Stemming
In the translation memory definition page, you can select the indexing option for stemming.
Stemming is the process of reducing morphological variants of words (for example, cats and cat) to a common root form or stem (for example, cat) that can be used to identify all variants of the word. Stems can be used to find matching entries containing word variations. Stemming can generate a larger number of match hits.
The WorldServer fuzzy match process is based on finding matches that share common word runs (or shingles). This is different from simply comparing segments on a word per word basis. The shingles can be created using the actual words found in the segment (standard shingles) or by using the stemmed form of the words found in the segment (stemmed shingles.) Standard shingles lead more to exact matches where stemmed shingles may help find matches containing different grammatical forms of the words.

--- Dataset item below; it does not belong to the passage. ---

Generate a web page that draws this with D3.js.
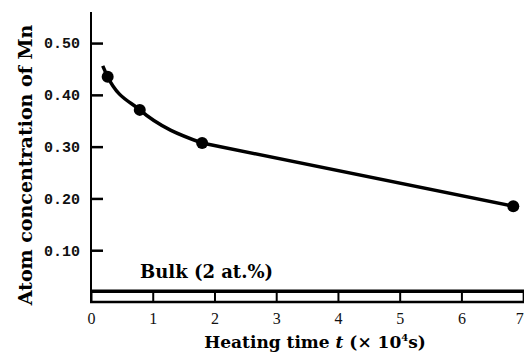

If you have uploaded a custom stemmer component to improve the fuzzy matching and fuzzy scoring processes, you are presented on the TM definition page with Index Options from which you can select Without Stemming (standard shingles—the default), With Stemming, or Both. Searches based on standard shingles (the Without Stemming selection) are sensitive to the slightest change in a word. For example, standard searches consider run, ran, and running to be three different words and do not count them as matched. Standard shingles are optimal for finding exact matches and fuzzy matches having identical word runs. For example, standard searching would consider Run to the store and Ran to the store as fuzzy matches because they both share the shingle to the store. But they would not be considered 100% matches.
Stem-based matching (the With Stemming selection) changes the matching algorithm to ignore minor differences in words like tense or plurality. In the example above, stem-based matching may consider Run to the store and Ran to the store as 100% matches because they vary only by tense, provided the stemmer resolves them to the same root.
The "generate both standard and stemmed shingles" option (Both) combines the advantages of both standard and stemming, but requires the generation of two sets of shingles for every stored translation. That means that the shingle tables for the TM would grow twice as fast, including the size of the table indexes. The additional space consumption coupled with the decrease in storage performance might outweigh the leverage benefits.
A TM property, common_stem_penalty, allows you to configure a penalty value that reduces the full penalty that is otherwise assessed against a stem match. This penalty lets you treat words with a common stem as being related, and results in a higher match score than if they were treated as being completely different.
You are also presented with a drop-down list from which to pick a stemming algorithm for each language. For an explanation of how to develop or obtain stemmer components and add them (via ), see the WorldServer Software Development Kit (SDK) User Guide.